Soube então que o sentimento de infelicidade dele aumentava quando ele postava suas insatisfações, nas redes sociais, e um coro de descontentes, como ele, as endossava. Ampliando ainda mais as suas percepções de sofrer: com votos de apoio, curtidas e comentários na mesma linha.

Para piorar, ele passou a cobiçar as vidas dos "vizinhos de rede social", para os quais ele achava que a vida não tinha problemas. Não sabia ele que ali são vidas editadas, privilegiando na edição os bons momentos.

Naquele manhã, ele acordou muito cansado de si mesmo. Estava a ponto de estourar.  A gota d´água foi uma discussão boba com sua esposa, por conta de uma tarefa doméstica sempre adiada.

Ele me revelou que sentia uma vontade danada de partir para um lugar distante e ali descansar.
Lembrei-lhe do Salmista, que teve esse mesmo sentimento: " Ó quem me dera asas como de pomba! Então voaria, e estaria em descanso. Eis que fugiria para longe, e pernoitaria no deserto."  Salmos 55,6-7

Ter esses sentimentos é normal, em ocasiões da vida.  Mas, se não atacarmos o fluxo por onde eles correm, o da infelicidade, o quadro poderá se agravar derivando em depressões, ou, no extremo, em  suicídios ativos ou passivos de todos os tipos.

"Como assim o fluxo da infelicidade, Ricardim?"

Nossos sentimentos, ao longo de nossa história, vão aprendendo a correr como num leito de um rio.
A água são os pensamentos.

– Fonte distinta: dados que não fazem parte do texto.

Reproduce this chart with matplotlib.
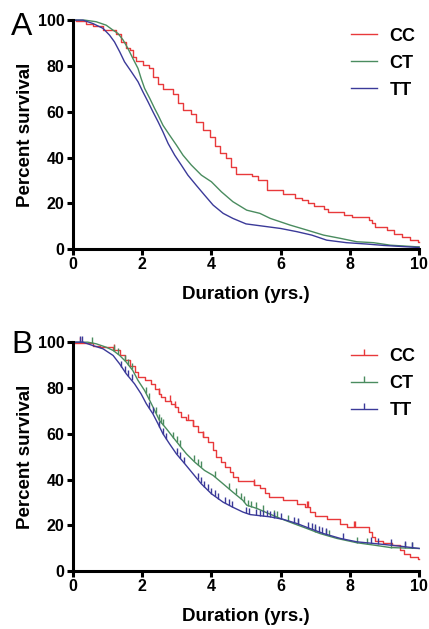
import numpy as np
import matplotlib
matplotlib.use("Agg")
import matplotlib.pyplot as plt

plt.rcParams['font.family'] = ['Liberation Sans', 'DejaVu Sans']

# === Panel A: survival curves ===
a_cc_t = [0, 0.1, 0.37, 0.58, 0.87, 1.25, 1.4, 1.54, 1.64, 1.73, 1.83, 2.02, 2.2, 2.3, 2.45,
          2.6, 2.9, 3.03, 3.18, 3.42, 3.56, 3.75, 3.95, 4.1, 4.24, 4.43, 4.58, 4.72,
          5.17, 5.36, 5.6, 6.08, 6.42, 6.61, 6.8, 6.95, 7.24, 7.38, 7.82, 8.06, 8.54,
          8.63, 8.73, 9.07, 9.26, 9.5, 9.74, 9.98, 10]
a_cc_s = [100, 99.5, 98.5, 97.5, 95.6, 94, 90.5, 88, 87, 84, 82, 80.6, 79, 75, 72,
          70, 67.8, 64, 60.7, 59, 55.4, 52, 49, 45, 42, 39.6, 36, 33,
          31.9, 30, 26, 23.9, 22.4, 21.4, 20, 18.8, 17.3, 16.3, 14.8, 13.8, 12.7,
          11.2, 9.8, 8.3, 6.8, 5.4, 3.9, 3.2, 3.2]
a_ct_t = [0, 0.34, 0.67, 0.96, 1.16, 1.3, 1.45, 1.59, 1.73, 1.88, 1.97, 2.07, 2.22, 2.36,
          2.46, 2.6, 2.79, 2.99, 3.18, 3.42, 3.71, 4.0, 4.29, 4.62, 5.02, 5.4, 5.7, 6.27,
          6.76, 7.24, 7.72, 8.2, 8.68, 9.17, 9.93, 10]
a_ct_s = [100, 100, 99.3, 97.8, 95.6, 94.2, 91.3, 87.6, 83.3, 78.9, 74.5, 70.2, 65.8, 61.4,
          58.5, 54.1, 49.8, 45.4, 41.0, 36.7, 32.3, 29.4, 25.0, 20.7, 17.0, 15.6, 13.4, 10.5,
          8.3, 6.1, 4.7, 3.2, 2.8, 1.7, 1.0, 1.0]
a_tt_t = [0, 0.29, 0.58, 0.87, 1.06, 1.2, 1.35, 1.49, 1.69, 1.88, 2.02, 2.17, 2.31, 2.46,
          2.6, 2.75, 2.94, 3.13, 3.32, 3.56, 3.8, 4.05, 4.34, 4.62, 5.0, 5.6, 6.0, 6.47,
          6.9, 7.33, 7.9, 8.49, 8.97, 9.65, 10]
a_tt_s = [100, 100, 98.5, 96.4, 93.4, 90.5, 86.2, 81.8, 77.4, 73.1, 68.7, 64.3, 60.0, 55.6,
          51.2, 46.1, 41.0, 36.7, 32.3, 27.9, 23.6, 19.2, 15.6, 13.4, 11.0, 9.8, 9.0, 7.6,
          6.1, 3.9, 2.8, 2.2, 1.6, 1.0, 0.7]

# === Panel B: survival curves with censored cases ===
b_cc_t = [0, 0.58, 0.77, 1.16, 1.35, 1.49, 1.64, 1.78, 1.88, 2.07, 2.26, 2.36, 2.5, 2.55,
          2.65, 2.84, 2.94, 3.03, 3.13, 3.28, 3.47, 3.61, 3.76, 3.9, 4.05, 4.14, 4.29, 4.38,
          4.53, 4.62, 4.77, 5.22, 5.41, 5.55, 5.65, 6.08, 6.47, 6.71, 6.85, 7.0, 7.33, 7.72,
          7.91, 8.54, 8.63, 8.73, 8.97, 9.21, 9.45, 9.55, 9.74, 9.98, 10]
b_cc_s = [99.6, 98.5, 97.8, 96.4, 94.2, 92, 89.8, 86.9, 84.7, 83.3, 81.8, 79.6, 77.4, 76,
          74.5, 73.1, 71.6, 69.4, 67.2, 65.8, 63.6, 60.7, 58.5, 56.3, 52.7, 49.8, 47.6, 45.4,
          43.2, 41.0, 39.3, 37.6, 36.1, 34.2, 32.2, 31, 29.5, 27.8, 25.9, 24, 22.6, 20.8,
          19.1, 17.2, 15, 13.2, 12.4, 11.4, 9.2, 7.7, 6.3, 5.1, 5.1]
b_ct_t = [0, 0.43, 0.67, 0.96, 1.16, 1.35, 1.54, 1.73, 1.88, 2.07, 2.22, 2.36, 2.5, 2.7,
          2.89, 3.08, 3.28, 3.52, 3.8, 4.05, 4.34, 4.62, 4.91, 5.02, 5.31, 5.6, 5.99, 6.37,
          6.76, 7.14, 7.62, 8.2, 8.68, 9.17, 10]
b_ct_s = [100, 100, 99.3, 97.8, 96.4, 94.2, 91.3, 87.6, 83.3, 78.9, 74.5, 70.2, 65.8, 62.2,
          58.5, 54.9, 51.2, 47.6, 44, 41.8, 38.1, 34.5, 30.9, 28.8, 27.4, 25.5, 23, 20.8,
          18.6, 16.4, 14.3, 12.4, 11.4, 10.3, 9.9]
b_tt_t = [0, 0.29, 0.58, 0.87, 1.16, 1.35, 1.54, 1.78, 1.97, 2.12, 2.31, 2.46, 2.6, 2.79,
          2.99, 3.23, 3.47, 3.71, 4.0, 4.34, 4.62, 4.91, 5.12, 5.7, 6.08, 6.47, 6.85, 7.24,
          7.72, 8.2, 8.88, 9.45, 10]
b_tt_s = [100, 100, 98.5, 97.1, 94.2, 90.5, 86.2, 81.8, 77.4, 73.1, 68.7, 64.3, 60, 55.6,
          51.2, 46.9, 42.5, 38.1, 33.8, 30.1, 27.9, 25.8, 24.7, 23.7, 22.6, 20.8, 18.6, 16.4,
          14.3, 12.8, 11.8, 10.9, 9.9]

# censoring times
b_cc_cens = [0.2, 1.2, 2.5, 2.79, 2.94, 3.33, 3.47, 3.76, 5.22, 6.76, 6.8, 8.11, 8.15]
b_ct_cens = [0.55, 1.2, 1.3, 1.5, 1.6, 1.7, 2.1, 2.2, 2.4, 2.5, 2.55, 2.6, 2.9, 3.0, 3.1,
             3.5, 3.6, 3.7, 4.1, 4.5, 4.7, 4.85, 4.95, 5.05, 5.15, 5.3, 5.5, 5.8, 5.9, 6.2,
             6.5, 7.0, 7.3, 7.4, 8.2, 8.5, 9.2, 9.6, 9.8]
b_tt_cens = [0.2, 0.25, 1.4, 1.5, 1.6, 1.7, 2.2, 2.3, 2.5, 2.6, 2.7, 3.0, 3.1, 3.2, 3.6,
             3.7, 3.8, 3.9, 4.0, 4.1, 4.2, 4.4, 4.5, 4.6, 5.0, 5.1, 5.3, 5.4, 5.5, 5.6, 5.7,
             5.8, 6.0, 6.4, 6.5, 6.8, 6.9, 7.0, 7.1, 7.2, 7.3, 7.8, 8.6, 8.8, 9.2, 9.6, 9.8]

labels = ['CC', 'CT', 'TT']
colors = ['#e8393b', '#4a8c5f', '#3b3a99']
LW = 1.0


def step_value(t, s, x):
    i = np.searchsorted(t, x, side='right') - 1
    return np.asarray(s)[i]


def draw_curve(ax, t, s, color, stepped):
    if stepped:
        ax.step(t, s, where='post', color=color, lw=LW, clip_on=False)
    else:
        ax.plot(t, s, color=color, lw=LW, clip_on=False)


def style_axes(ax):
    ax.set_xlim(0, 10)
    ax.set_ylim(0, 100)
    ax.set_xticks(range(0, 11, 2))
    ax.set_yticks(range(0, 101, 20))
    for side in ['top', 'right']:
        ax.spines[side].set_visible(False)
    for side in ['left', 'bottom']:
        ax.spines[side].set_linewidth(2.2)
    ax.tick_params(width=2.2, length=4.5, labelsize=11.5, pad=1.5)
    for lab in ax.get_xticklabels() + ax.get_yticklabels():
        lab.set_fontweight('bold')
    ax.set_xlabel('Duration (yrs.)', fontsize=13.5, fontweight='bold', labelpad=9.5)
    ax.set_ylabel('Percent survival', fontsize=13.5, fontweight='bold', labelpad=3)


fig = plt.figure(figsize=(4.29, 6.29), dpi=100)
ax_a = fig.add_axes([0.170, 0.604, 0.807, 0.364])
ax_b = fig.add_axes([0.170, 0.092, 0.807, 0.364])

series_a = [(a_cc_t, a_cc_s, True), (a_ct_t, a_ct_s, False), (a_tt_t, a_tt_s, False)]
for (t, s, stepped), c, lab in zip(series_a, colors, labels):
    draw_curve(ax_a, t, s, c, stepped)
    ax_a.plot([], [], color=c, lw=LW, label=lab)

series_b = [(b_cc_t, b_cc_s, b_cc_cens, True), (b_ct_t, b_ct_s, b_ct_cens, False),
            (b_tt_t, b_tt_s, b_tt_cens, False)]
for (t, s, cens, stepped), c, lab in zip(series_b, colors, labels):
    draw_curve(ax_b, t, s, c, stepped)
    cy = step_value(t, s, cens) if stepped else np.interp(cens, t, s)
    ax_b.plot(cens, cy, ls='none', marker=2, ms=4, mew=LW, color=c, clip_on=False)
    ax_b.plot([], [], color=c, lw=LW, marker=2, ms=4, mew=LW, label=lab)

for ax, top in [(ax_a, 0.956), (ax_b, 0.446)]:
    style_axes(ax)
    ax.legend(loc='upper left', bbox_to_anchor=(0.819, top), bbox_transform=fig.transFigure,
              frameon=False, borderpad=0, borderaxespad=0, handlelength=1.4,
              handletextpad=0.7, labelspacing=0.55,
              prop={'weight': 'bold', 'size': 13})

fig.text(0.026, 0.944, 'A', fontsize=23, ha='left', va='baseline')
fig.text(0.026, 0.439, 'B', fontsize=23, ha='left', va='baseline')

fig.savefig('out.png', dpi=100)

O leito, nossos hábitos emocionais.
Não adianta querer ser feliz, conduzindo essa água pelo mesmo leito, que por anos foi esculpido na rocha de nosso ser.
Temos que mudar o leito do rio. E isso é lento, exige paciência, autocontrole, autoconhecimento e abertura ao novo. Lembro-lhe, o leito são as emoções, a água os pensamentos.
Os seja, alterar hábitos da vida exigirá um trabalho enorme.  Alterar hábitos de vida é alterar o fluxo, o leito.
Mas, garanto-lhe a mudança será da ordem de uma metanoia, uma mudança profunda, quando alteramos o fluxo, o leito.
Altere o curso do rio, remodelando a forma como habitualmente processa os pensamentos e emoções de tua vida.
Leve suas águas para outros leitos, menos pedregosos de si mesmo.

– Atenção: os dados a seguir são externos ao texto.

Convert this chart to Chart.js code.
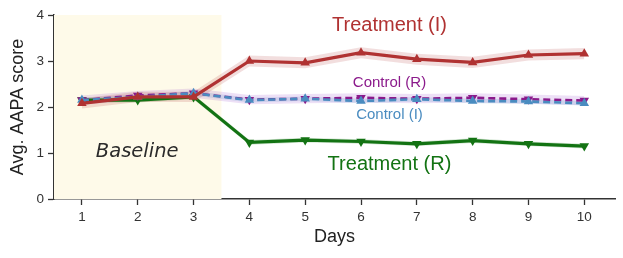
<!DOCTYPE html>
<html><head><meta charset="utf-8">
<script src="https://cdn.jsdelivr.net/npm/chart.js@4/dist/chart.umd.min.js"></script>
<style>html,body{margin:0;padding:0;background:#fff;}#wrap{width:623px;height:258px;}</style>
</head><body><div id="wrap"><canvas id="c" width="623" height="258"></canvas></div>
<script>
const days = [1,2,3,4,5,6,7,8,9,10];
const yTicks = [0,1,2,3,4];
const treatI = [2.08,2.22,2.22,3.00,2.96,3.18,3.04,2.97,3.13,3.16];
const treatR = [2.15,2.15,2.22,1.23,1.28,1.25,1.20,1.27,1.20,1.15];
const ctrlR  = [2.15,2.25,2.30,2.16,2.18,2.20,2.18,2.20,2.17,2.14];
const ctrlI  = [2.15,2.22,2.30,2.15,2.18,2.13,2.17,2.13,2.12,2.08];
const errTreatI = [0.11,0.11,0.11,0.12,0.12,0.12,0.12,0.12,0.12,0.12];
const errTreatR = [0.05,0.05,0.05,0.05,0.05,0.05,0.05,0.05,0.05,0.05];
const errCtrlR  = [0.10,0.10,0.10,0.10,0.10,0.10,0.10,0.10,0.10,0.10];
const errCtrlI  = [0.05,0.05,0.05,0.05,0.05,0.05,0.05,0.05,0.05,0.05];
const baselineRange = [0.5,3.5];
const labels = [
  {text:'Treatment (I)', x:6.51, y:3.78, color:'#b03232', size:20, font:'"Liberation Sans", Arial, sans-serif', style:''},
  {text:'Control (R)', x:6.51, y:2.52, color:'#8b1a8b', size:15, font:'"Liberation Sans", Arial, sans-serif', style:''},
  {text:'Control (I)', x:6.51, y:1.83, color:'#4a8cc0', size:15, font:'"Liberation Sans", Arial, sans-serif', style:''},
  {text:'Treatment (R)', x:6.51, y:0.74, color:'#137313', size:20, font:'"Liberation Sans", Arial, sans-serif', style:''},
  {text:'Baseline', x:1.99, y:1.02, color:'#2b2b2b', size:19.5, font:'"DejaVu Sans", sans-serif', style:'italic '}
];

const pts = arr => arr.map((v,i)=>({x:days[i], y:v}));
const band = (arr, err, sign) => arr.map((v,i)=>({x:days[i], y:v+sign*err[i]}));

function series(name, arr, err, color, bandColor, down, dashed, width){
  return [
    {label:name, data:pts(arr), borderColor:color, backgroundColor:color, borderWidth:width,
     borderDash: dashed?[7,4]:[], pointStyle:'triangle', rotation: down?180:0, pointRadius:5.5,
     pointBorderWidth:0, fill:false, order:1},
    {label:name+' hi', data:band(arr,err,1), borderWidth:0, pointRadius:0, fill:false, order:10, backgroundColor:bandColor, borderColor:'rgba(0,0,0,0)'},
    {label:name+' lo', data:band(arr,err,-1), borderWidth:0, pointRadius:0, fill:'-1', order:10, backgroundColor:bandColor, borderColor:'rgba(0,0,0,0)'}
  ];
}

// earlier in the list = drawn on top
const datasets = [
  ...series('Treatment (I)', treatI, errTreatI, '#b03232', 'rgba(176,50,50,0.16)', false, false, 3.2),
  ...series('Control (I)', ctrlI, errCtrlI, '#4a8cc0', 'rgba(74,140,192,0.18)', false, true, 2.6),
  ...series('Control (R)', ctrlR, errCtrlR, '#8b1a8b', 'rgba(150,70,200,0.17)', true, true, 2.6),
  ...series('Treatment (R)', treatR, errTreatR, '#137313', 'rgba(19,115,19,0.18)', true, false, 3.2)
];

const bgPlugin = {
  id:'bg',
  beforeDatasetsDraw(chart){
    const {ctx, chartArea:a, scales:{x}} = chart;
    ctx.save();
    ctx.fillStyle = '#fefae9';
    const x0 = x.getPixelForValue(baselineRange[0]), x1 = x.getPixelForValue(baselineRange[1]);
    ctx.fillRect(x0, a.top, x1-x0, a.bottom-a.top);
    ctx.restore();
  },
  afterDatasetsDraw(chart){
    const {ctx, scales:{x,y}} = chart;
    ctx.save();
    ctx.textAlign='center'; ctx.textBaseline='middle';
    for(const l of labels){
      ctx.font = l.style + l.size + 'px ' + l.font;
      ctx.fillStyle = l.color;
      ctx.fillText(l.text, x.getPixelForValue(l.x), y.getPixelForValue(l.y));
    }
    ctx.restore();
  }
};

const FONT = '"Liberation Sans", Arial, sans-serif';
new Chart(document.getElementById('c'), {
  type:'line',
  data:{datasets},
  options:{
    responsive:false, animation:false,
    layout:{padding:{top:15,right:8,left:0,bottom:0}},
    plugins:{legend:{display:false}, tooltip:{enabled:false}},
    scales:{
      x:{type:'linear', min:0.5, max:10.55,
        afterBuildTicks(s){ s.ticks = days.map(v=>({value:v})); },
        afterFit(s){ s.height = 59; },
        grid:{drawOnChartArea:false, drawTicks:true, tickLength:6, tickColor:'#333', tickWidth:1.3, color:'#333'},
        border:{color:'#333', width:1.5},
        ticks:{color:'#333', font:{family:FONT, size:13.5}, padding:4, maxRotation:0},
        title:{display:true, text:'Days', color:'#222', font:{family:FONT, size:18}, padding:{top:0,bottom:10}}
      },
      y:{min:0, max:4,
        afterBuildTicks(s){ s.ticks = yTicks.map(v=>({value:v})); },
        afterFit(s){ s.width = 54; },
        grid:{drawOnChartArea:false, drawTicks:true, tickLength:6, tickColor:'#333', tickWidth:1.3, color:'#333'},
        border:{color:'#333', width:1.5},
        ticks:{color:'#333', font:{family:FONT, size:13.5}, padding:4},
        title:{display:true, text:'Avg. AAPA score', color:'#222', font:{family:FONT, size:18}, padding:{top:7,bottom:0}}
      }
    }
  },
  plugins:[bgPlugin]
});
</script></body></html>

Desaprenda hábitos, ou padrões de comportamento que te conduzirão, com certeza, à infelicidade.

Como assim, Ricardim?

Amigo, durante anos somos treinados a esculpir o curso do rio de nossas emoções por leitos rochosos, pelos caminhos da infelicidade. Isto acabará por criar hábitos - hábitos são padrões de comportamento aprendidos.
Quem nos treina são as famílias, escolas, amigos, igrejas e trabalho.
Padrões de comportamento que se replicam em todas as áreas de nosso viver, mesmo que nos mudemos dela: casamento a casamento, amigo a amigo, trabalho a trabalho, cidade à cidade, etc à etc... tudo repete-se mais cedo ou mais tarde. Pois, a força do hábito não renova a existência dessas vivências, apenas as atualiza, com os mesmos padrões de comportamento do velho - o do já vivido.

Hábitos que vão criando as condições das pessoas ficarem sempre extremamente infelizes.
Falo "extremamente", pois um pouco de infelicidade é sinal, também, de saúde mental.

A tristeza eventual e em episódios de luto, e as dificuldades, fazem parte do pacote do viver, e temos que beber desse cálice.

Sem querer esvaziar o tema, enumerarei nos próximos posts, os sete hábitos para a infelicidade, que precisamos desaprender urgentemente, tal qual o exemplo do hábito de dormir até mais tarde, re-aprendido nas férias de alguns.

Conversar sobre esse tema, para mim, é uma questão de cidadania, de engajamento na busca de uma saúde coletiva de maior bem-estar.  Nos tempos atuais, testemunhamos uma epidemia de falta de sentido na vida - com multidões de homens-zumbis carregando os fardos de sua existência, cujos hábitos moldaram estilos de vida calcados fundamentalmente no ter, prazer e poder, levando-lhes à uma frustração de sentido.  Aprender novos hábitos de vida, ao desaprender os hábitos de morte, faz-se urgente e necessário ao bem viver. Trata-se de uma questão de saúde e de educação pública.